The executive director of the nonprofit group Florida Taxwatch and an economics professor at Temple University say it’s not always the case.
A new stadium in downtown St. Pete for the Rays baseball team will be built with $600 million in public funds, the team announced on Tuesday. Long chided for its Tropicana Field home in St. Pete, the project moves Major League Baseball closer to stable stadium situations for all 30 franchises and the possible expansion to 32 teams.
The public funding will be split evenly between the city of St. Petersburg and Pinellas County. The Rays will cover the remaining $700 million in stadium costs.
The county will fund its portion with taxes charged to tourists who stay in hotel, motels and other short-term rentals while the city plans to raise the money through “bonding of a number of revenue streams,” Mayor Ken Welch said.

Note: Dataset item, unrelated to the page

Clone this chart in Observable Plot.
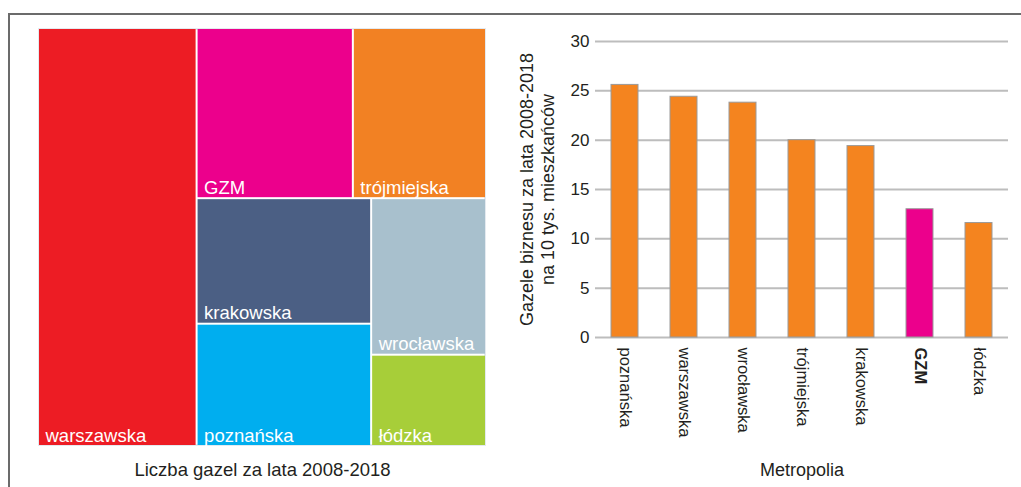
<!DOCTYPE html>
<html>
<head>
<meta charset="utf-8">
<script src="https://cdn.jsdelivr.net/npm/d3@7"></script>
<script src="https://cdn.jsdelivr.net/npm/@observablehq/plot@0.6"></script>
<style>
  html, body { margin: 0; padding: 0; background: #fff; }
  body { width: 1021px; height: 487px; position: relative; overflow: hidden; font-family: "Liberation Sans", Arial, sans-serif; }
  #frame { position: absolute; left: 8px; top: 13px; width: 1013px; height: 474px; border-top: 2px solid #6b6b6b; border-left: 2px solid #6b6b6b; box-sizing: border-box; }
  #tree { position: absolute; left: 0; top: 0; }
  #bars { position: absolute; left: 500px; top: 0; }
</style>
</head>
<body>
<div id="frame"></div>
<div id="tree"></div>
<div id="bars"></div>
<script>
// ---- Treemap data: number of gazelles 2008-2018 (estimated) ----
const treeNames  = ["warszawska", "GZM", "trójmiejska", "krakowska", "poznańska", "wrocławska", "łódzka"];
const treeValues = [3540, 1420, 1210, 1170, 1140, 960, 560];
const treeColors = ["#ED1C24", "#EC008C", "#F28123", "#4B5F84", "#00AEEF", "#A8C0CD", "#A7CE39"];
// nesting of the tiles (indices into treeNames)
const treeGroups = [0, [[1, 2], [[3, 4], [5, 6]]]];
const treeTitle = "Liczba gazel za lata 2008-2018";

// ---- Bar chart data: gazelles per 10k inhabitants (estimated) ----
const barCategories = ["poznańska", "warszawska", "wrocławska", "trójmiejska", "krakowska", "GZM", "łódzka"];
const barValues = [25.6, 24.4, 23.8, 20.0, 19.4, 13.0, 11.6];
const barColors = ["#F4841F", "#F4841F", "#F4841F", "#F4841F", "#F4841F", "#EC008C", "#F4841F"];
const yTicks = [0, 5, 10, 15, 20, 25, 30];
const yTitle = "Gazele biznesu za lata 2008-2018\nna 10 tys. mieszkańców";
const xTitle = "Metropolia";
const boldCategories = ["GZM"];

const font = '"Liberation Sans", Arial, sans-serif';
const ink = "#231f20";

// ---- Treemap ----
function build(g) {
  if (typeof g === "number") return {name: treeNames[g], value: treeValues[g], color: treeColors[g]};
  return {children: g.map(build)};
}
const TW = 446, TH = 416;
const root = d3.hierarchy(build(treeGroups)).sum(d => d.value || 0);
d3.treemap().tile(d3.treemapSliceDice).size([TW, TH]).paddingInner(2)(root);
const leaves = root.leaves();

const tree = Plot.plot({
  width: 500, height: 487,
  marginLeft: 39, marginRight: 15, marginTop: 29, marginBottom: 42,
  x: {domain: [0, TW], axis: null},
  y: {domain: [0, TH], reverse: true, axis: null},
  style: {fontFamily: font, background: "transparent"},
  marks: [
    Plot.rect([0], {x1: 0, x2: TW, y1: 0, y2: TH, fill: "none", stroke: "#e4eaf0", strokeWidth: 2}),
    Plot.rect(leaves, {x1: d => d.x0, x2: d => d.x1, y1: d => d.y0, y2: d => d.y1, fill: d => d.data.color}),
    Plot.text(leaves, {x: d => d.x0, y: d => d.y1, text: d => d.data.name, textAnchor: "start", lineAnchor: "bottom",
      dx: 6, dy: -4, fill: "white", fontSize: 18.5}),
    Plot.text([treeTitle], {frameAnchor: "bottom", text: d => d, dy: 25, lineAnchor: "middle", fontSize: 18.5, fill: ink})
  ]
});
document.getElementById("tree").append(tree);

// ---- Bar chart ----
const barData = barCategories.map((c, i) => ({name: c, value: barValues[i], color: barColors[i]}));
const bars = Plot.plot({
  width: 521, height: 487,
  marginLeft: 95, marginRight: 13, marginTop: 41, marginBottom: 150,
  x: {domain: barCategories, paddingInner: 0.545, paddingOuter: 0.2725, axis: null},
  y: {domain: [0, 30], axis: null},
  color: {type: "identity"},
  style: {fontFamily: font, background: "transparent"},
  marks: [
    Plot.ruleY(yTicks, {stroke: "#bdbdbd", strokeWidth: 2}),
    Plot.barY(barData, {x: "name", y: "value", fill: "color", stroke: "#9a9a9a", strokeWidth: 1}),
    Plot.axisY(yTicks, {tickSize: 0, tickPadding: 6, fontSize: 17, label: null, color: ink}),
    Plot.text(barData.filter(d => !boldCategories.includes(d.name)), {x: "name", text: "name", frameAnchor: "bottom",
      rotate: 90, textAnchor: "start", lineAnchor: "middle", dy: 10, fontSize: 16.5, fill: ink}),
    Plot.text(barData.filter(d => boldCategories.includes(d.name)), {x: "name", text: "name", frameAnchor: "bottom",
      rotate: 90, textAnchor: "start", lineAnchor: "middle", dy: 10, fontSize: 16.5, fontWeight: "bold", fill: ink}),
    Plot.text([xTitle], {frameAnchor: "bottom", text: d => d, dy: 133, lineAnchor: "middle", fontSize: 18, fill: ink}),
    Plot.text([yTitle], {frameAnchor: "left", text: d => d, rotate: -90, dx: -59, textAnchor: "middle", lineAnchor: "middle",
      lineHeight: 1.17, fontSize: 18, fill: ink})
  ]
});
document.getElementById("bars").append(bars);
</script>
</body>
</html>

Welch called the dollars, “an investment that will pay dividends for the city of St. Petersburg.”
Sports stadiums can be good for local economies, but governments should make sure to be fully transparent with taxpayers before deciding to contribute public funds, Dominic M. Calabro, executive director of the nonprofit group Florida Taxwatch, told The Center Square.

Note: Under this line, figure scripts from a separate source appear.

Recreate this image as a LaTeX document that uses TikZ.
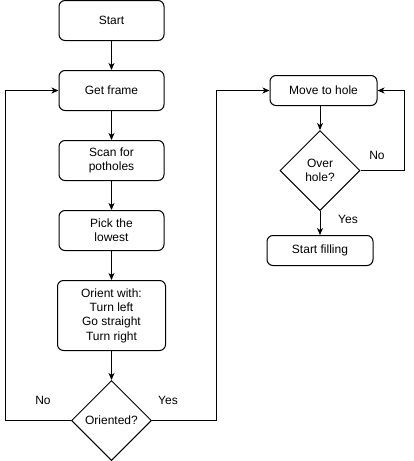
\documentclass[tikz,border=0pt]{standalone}
\usepackage{fontspec}
\setmainfont{Liberation Sans}
\usetikzlibrary{arrows.meta,positioning,shapes.geometric}

\tikzset{
  box/.style={draw, rounded corners=6pt, minimum width=105pt, minimum height=40pt, align=center, inner sep=2pt},
  decision/.style={draw, diamond, aspect=1, minimum width=80pt, minimum height=80pt, inner sep=0pt, align=center},
  arr/.style={-{Stealth[length=7pt,width=6pt,inset=2pt]}},
  lbl/.style={inner sep=0pt}
}

\begin{document}
\begin{tikzpicture}[x=1pt,y=-1pt,line width=1pt,node distance=29pt,font=\fontsize{12pt}{14.4pt}\selectfont]
    \useasboundingbox (0,0) rectangle (414,461);
    \node (start) [box] at (111.5,20.5) {Start};
    \node (frame) [box,below=of start] {Get frame};
    \node (scan) [box,below=of frame] {Scan for\\potholes};
    \node (pick) [box,below=of scan] {Pick the\\lowest};
    \node (orient) [box,minimum width=108pt,minimum height=70pt,below=of pick] {Orient with:\\Turn left\\Go straight\\Turn right};
    \node (oriented) [decision,below=of orient] {Oriented?};
    \node (move) [box,minimum width=107pt,minimum height=30pt] at (323.5,90.5) {Move to hole};
    \node (over) [decision,below=24pt of move,xshift=-3.5pt] {Over\\hole?};
    \node (fill) [box,minimum width=106pt,minimum height=30pt,below=24pt of over] {Start filling};
    \node (no1) [lbl] at (43,400) {No};
    \node (yes1) [lbl] at (168,400) {Yes};
    \node (no2) [lbl] at (377,155) {No};
    \node (yes2) [lbl] at (348,219) {Yes};
    \path[arr] (start) edge (frame);
    \path[arr] (frame) edge (scan);
    \path[arr] (scan) edge (pick);
    \path[arr] (pick) edge (orient);
    \path[arr] (orient) edge (oriented);
    \path[arr] (move.south -| over) edge (over);
    \path[arr] (over) edge (fill);
    \draw[arr] (oriented.west) -- ++(-66pt,0) |- (frame.west);
    \draw[arr] (oriented.east) -- ++(64pt,0) |- (move.west);
    \draw[arr] (over.east) -- ++(44pt,0) |- (move.east);
\end{tikzpicture}
\end{document}
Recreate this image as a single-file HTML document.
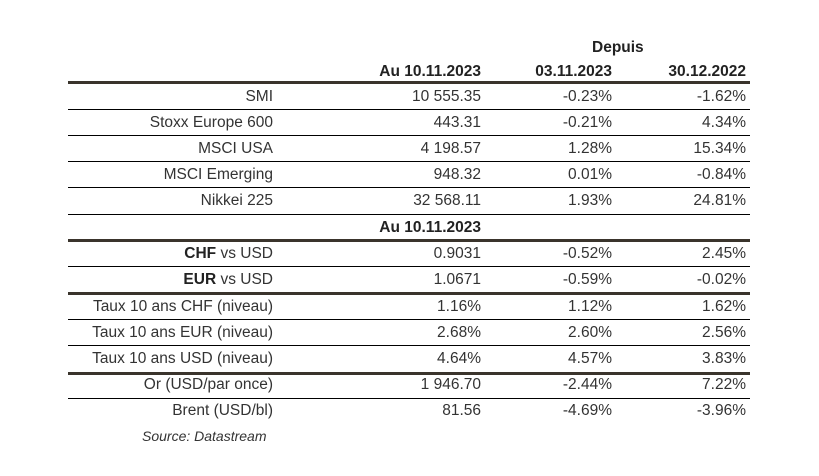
<!DOCTYPE html>
<html><head><meta charset="utf-8"><style>
body{margin:0;width:819px;height:476px;background:#fff;position:relative;overflow:hidden;font-family:"Liberation Sans",sans-serif;font-size:15.5px;color:#333;}
.l{position:absolute;left:68px;width:682px;background:#000;height:1px}
.t{position:absolute;left:68px;width:682px;background:#3a342c;height:3px}
.r{position:absolute;height:20px;line-height:20px;white-space:nowrap}
.c1{right:546px;text-align:right}
.c2{right:338px}
.c3{right:207px}
.c4{right:73px}
b{font-weight:bold;color:#222}
</style></head><body>
<div class="r" style="top:38px;left:592px"><b>Depuis</b></div>
<div class="r c2" style="top:62px"><b>Au 10.11.2023</b></div>
<div class="r c3" style="top:62px"><b>03.11.2023</b></div>
<div class="r c4" style="top:62px"><b>30.12.2022</b></div>
<div class="t" style="top:81px"></div>
<div class="l" style="top:109px"></div>
<div class="l" style="top:135px"></div>
<div class="l" style="top:161px"></div>
<div class="l" style="top:187px"></div>
<div class="l" style="top:214px"></div>
<div class="t" style="top:239px"></div>
<div class="l" style="top:266px"></div>
<div class="t" style="top:292px"></div>
<div class="l" style="top:319px"></div>
<div class="l" style="top:345px"></div>
<div class="t" style="top:372px"></div>
<div class="l" style="top:398px"></div>

<div class="r c1" style="top:87px">SMI</div><div class="r c2" style="top:87px">10 555.35</div><div class="r c3" style="top:87px">-0.23%</div><div class="r c4" style="top:87px">-1.62%</div>
<div class="r c1" style="top:113px">Stoxx Europe 600</div><div class="r c2" style="top:113px">443.31</div><div class="r c3" style="top:113px">-0.21%</div><div class="r c4" style="top:113px">4.34%</div>
<div class="r c1" style="top:139px">MSCI USA</div><div class="r c2" style="top:139px">4 198.57</div><div class="r c3" style="top:139px">1.28%</div><div class="r c4" style="top:139px">15.34%</div>
<div class="r c1" style="top:165px">MSCI Emerging</div><div class="r c2" style="top:165px">948.32</div><div class="r c3" style="top:165px">0.01%</div><div class="r c4" style="top:165px">-0.84%</div>
<div class="r c1" style="top:191px">Nikkei 225</div><div class="r c2" style="top:191px">32 568.11</div><div class="r c3" style="top:191px">1.93%</div><div class="r c4" style="top:191px">24.81%</div>
<div class="r c2" style="top:218px"><b>Au 10.11.2023</b></div>
<div class="r c1" style="top:244px"><b>CHF</b> vs USD</div><div class="r c2" style="top:244px">0.9031</div><div class="r c3" style="top:244px">-0.52%</div><div class="r c4" style="top:244px">2.45%</div>
<div class="r c1" style="top:270px"><b>EUR</b> vs USD</div><div class="r c2" style="top:270px">1.0671</div><div class="r c3" style="top:270px">-0.59%</div><div class="r c4" style="top:270px">-0.02%</div>
<div class="r c1" style="top:297px">Taux 10 ans CHF (niveau)</div><div class="r c2" style="top:297px">1.16%</div><div class="r c3" style="top:297px">1.12%</div><div class="r c4" style="top:297px">1.62%</div>
<div class="r c1" style="top:323px">Taux 10 ans EUR (niveau)</div><div class="r c2" style="top:323px">2.68%</div><div class="r c3" style="top:323px">2.60%</div><div class="r c4" style="top:323px">2.56%</div>
<div class="r c1" style="top:349px">Taux 10 ans USD (niveau)</div><div class="r c2" style="top:349px">4.64%</div><div class="r c3" style="top:349px">4.57%</div><div class="r c4" style="top:349px">3.83%</div>
<div class="r c1" style="top:375px">Or (USD/par once)</div><div class="r c2" style="top:375px">1 946.70</div><div class="r c3" style="top:375px">-2.44%</div><div class="r c4" style="top:375px">7.22%</div>
<div class="r c1" style="top:401px">Brent (USD/bl)</div><div class="r c2" style="top:401px">81.56</div><div class="r c3" style="top:401px">-4.69%</div><div class="r c4" style="top:401px">-3.96%</div>
<div class="r" style="top:426px;left:142px;font-style:italic;font-size:14px">Source: Datastream</div>
</body></html>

“View it from the lens of stewardship,” he advises local officials. “View it from the lens of your fiduciary duty.”
Temple University economics professor Michael Leeds told The Center Square, “In theory, there is a reasonable justification for it. There are spillovers into the surrounding community, public good aspects to it, the idea that it will benefit people who don’t go to the games or even watch it on TV.”
He said the reality often is that, “The benefits tend to be very small, and tend to be in areas that are not central to the economic growth of the city. There is a very, very limited case to be made that a ballpark contributes significantly.”
However, Leeds added, baseball parks do contribute more economically to cities than other sports arenas such as football stadiums, simply because of the number of games held each year there.
“If you are going to pick any sport that will have an impact, baseball will have the biggest impact,” he said. “It’s still small, but it’s hugely bigger than football. Even in a terrible year, a baseball team will draw two to three times more fans than a football team will in the best of possible worlds.”
To his point, the NFL Tampa Bay Buccaneers drew 620,898 for nine home games in 2022 – 14th best of 32 teams. The Rays, in a six months baseball season with homestands lasting about a week at a time, are 27th of 30 teams this year with more than 1.3 million and a week of home games to go. The Rays drew 1.1 million for 81 dates last year, 28th in the majors.
Even when the team pays all the cost of constructing the stadium – as was true with Yankee Stadium in New York, governments are still socked with costs such as road improvements, said Leeds.
Funding stadiums with hotel/motel room taxes raises the cost of tourism, potentially decreasing demand and therefore lowering overall room revenue for the businesses, Leeds added.
“Out of towners may pay $6 or $7 per night more because of the tax, but the hotel itself takes in $3 or $4 less per night per room overall,” because of fewer guests, Leeds said. “It doesn’t always work out the way people think it does.”